The Chancellor George Osborne has stated that the Government will raise more than £5 billion by tackling those who evade tax and those who take part in “aggressive” tax avoidance.
The Chancellor swore that the Government would increase Her Majesties Revenue and Customs capacity and resources by investing £0.75 billion to raise £7.2 billion in extra tax revenue.
He stated: “We’re boosting HMRC’s capacity with three quarters of a billion pounds of investment to go after tac fraud, offshore trusts and the businesses of the hidden economy, tripling the number of wealthy evaders they pursue for prosecution – raising £7.2 billion in extra tax.”
Tax avoidance and evasion is also no longer the sole areas under scrutiny, as the Chancellor designated that tax “planning” would also be targeted in order to generate savings.
The Chancellors budget document reveals that the Government plans to raise “£5 Billion by 2019-2020.” This will come from undertaking tasks targeting tax avoidance, tax planning, evasion and compliance and, ultimately, imbalances in the tax system.
The Government will also strengthen the GAAR – General Anti-Abuse Rule. This will feature tougher tax geared penalties, alongside the naming and shaming of ‘serial avoiders’ using failed tax avoidance schemes.
The Government document states: “The Government will consult on the technical details of introducing tougher measures for those who persistently enter into tax avoidance schemes that fail, including a surcharge on those whose latest tax return is inaccurate due to the use of a failed scheme and publishing the names of such avoiders.
The document also states that the penalty for not following GAAR will be proportional to the amount of tax recovered by the General Anti-Abuse Rule.
Alongside closing the Liechtenstein Disclosure Facility among others, the introduction of automatic exchange of information is expected to lead to a significant increase in HMRC compliance activities and enquiries.

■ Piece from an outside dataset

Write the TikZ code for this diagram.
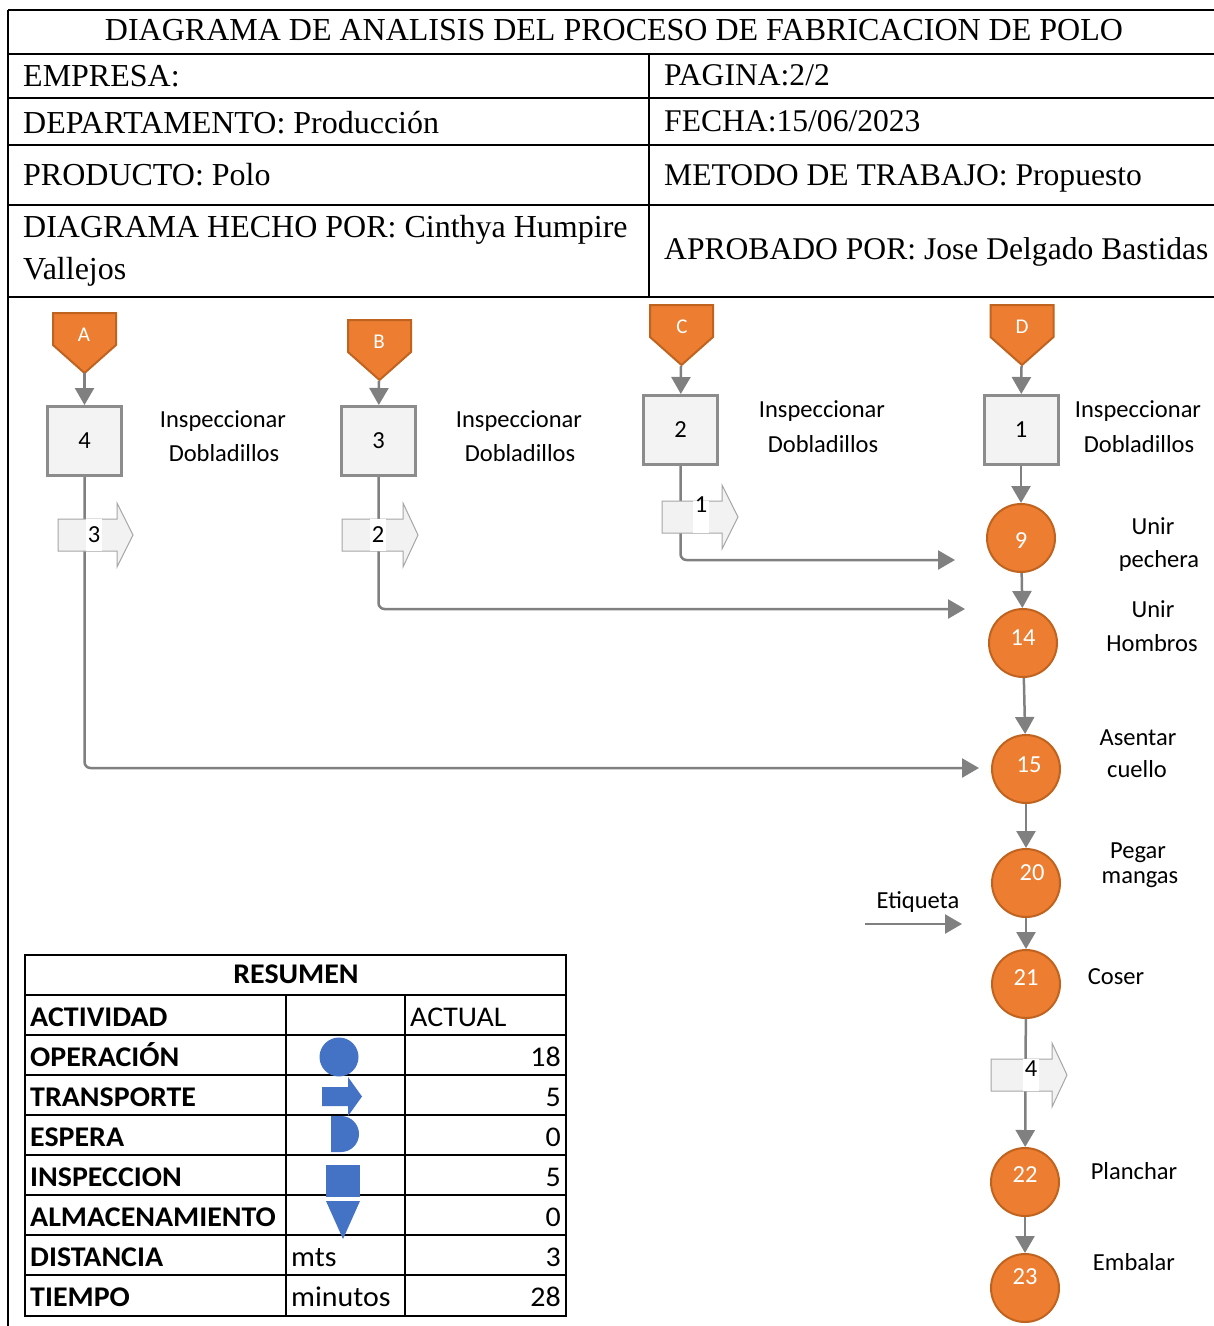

Budget 2015 Tax Avoidance: Abolishment of Permanent Nom Dom Status
In addition to increasing HMRC’s anti-avoidance resources, the Chancellor devoted time and resources into ending permanent non-domicile status.
Osborne noted the “fundamental unfairness” in the nom-dom regime and has abolished permanent non-dom tax status.
“Anyone resident in the UK for more than 15 of the past 20 years will now pay full British taxes on all worldwide income and gains.”
The Government is now going to consult so they “get the detail right”.
The fresh measures will start to effect processes in April 2017 – forecast to being in a further £1.5 billion in extra taxation for this parliament.
As of April 2017, the Conservative Government will also introduce new rules so that everyone owning a residential property within the United Kingdom and would otherwise pay inheritance tax on the property itself can no longer avoid paying by holding it in an offshore structure.